Djebar’s unique perspective as a cross-cultural pioneer with a woman’s understanding of history allows her to show how the various aspects of freedom are interdependent.
In Vaste est la prison, Djebar weaves memories of filming La Nouba des femmes de Mont Chenoua in the 1970s with episodes from her life’s story. She remembers how a woman completely concealed by a white veil was the image-symbol that became the driving force of her creative endeavor as a filmmaker. She discloses the process of reworking her perception of the veil, not as something “normal,” but as a “scandalous” sign of cultural incarceration. Djebar was able to recast this image when she imagined seeing through the lens of her movie camera as if from the aperture in a woman’s veil. The opening through which a veiled woman sees became the new pathway for a feminist gaze that was capable of devouring the world.

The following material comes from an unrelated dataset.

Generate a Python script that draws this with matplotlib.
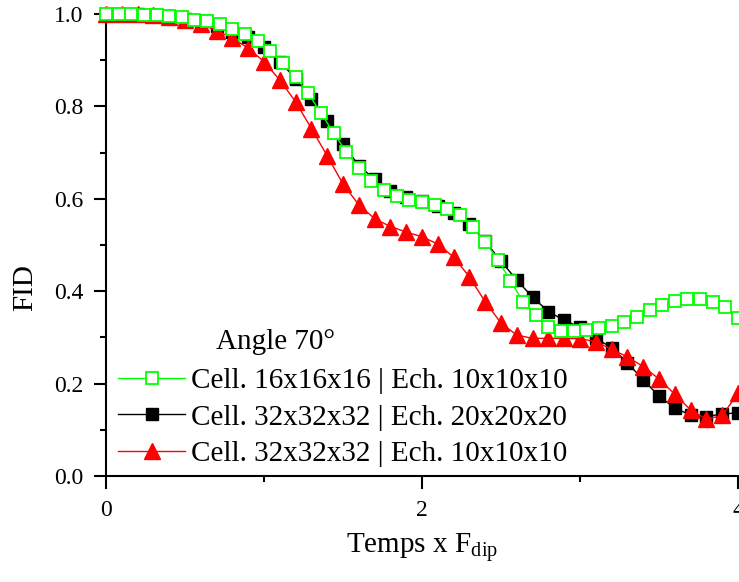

The narrative establishes a connection between Djebar’s view of the veil and a community of women that includes five hundred million segregated women across the Muslim world. Telling this story about how she struggled with the experience of being both inside and outside her culture of origin laces the narration of all of her texts and constitutes Djebar’s version of a feminist genealogy, which we see in Loin de Médine (1991), where she seeks to recover a more suitable Islamic past; in L’Amour, la fantasia (1985; Eng. Fantasia: An Algerian Cavalcade, 1993), where she unveils Arab women’s voices in French; and in Ces voix qui m’assiègent (1999), where she wrestles with language and identity. Djebar’s historical examination of freedom in Algeria and the Muslim world challenges patriarchal oppression in a way that also subverts the comfort of Western stereotypes by the sheer force of her own will.
In Djebar’s work, relative degrees of freedom are attained along the way. Her imaginative engagement with the liberation of Algerian women as an integral part of a national liberation that is meaningful and inclusive reflects a feminist standpoint that extended the parameters of debate. Her unique perspective as a cross-cultural pioneer with a woman’s understanding of history allows her to show how the various aspects of freedom are interdependent. Her growing awareness of the corrosive effects of violent struggle and that it engulfs the private lives of women who are so often on the frontlines dovetails with the efforts of Leymah Gbowee, Ellen Johnson Sirleaf, and Tawakkol Karman, who were awarded the Nobel Peace Prize in 2011 “for their non-violent struggle for the safety of women and for women’s rights to full participation in peace-building work.” Without the persistent participation of women activists in civic life, without the expression of tenacious dissent with word and deed, without a writer’s resistance to dogma, the majority of people in countries like Algeria, Liberia, Sierra Leone, and Yemen would not enjoy the hope of freedom. When I think about Djebar in the company of these women, and all the others whose names we do not know, I ask myself their question: Whose freedom and at what cost?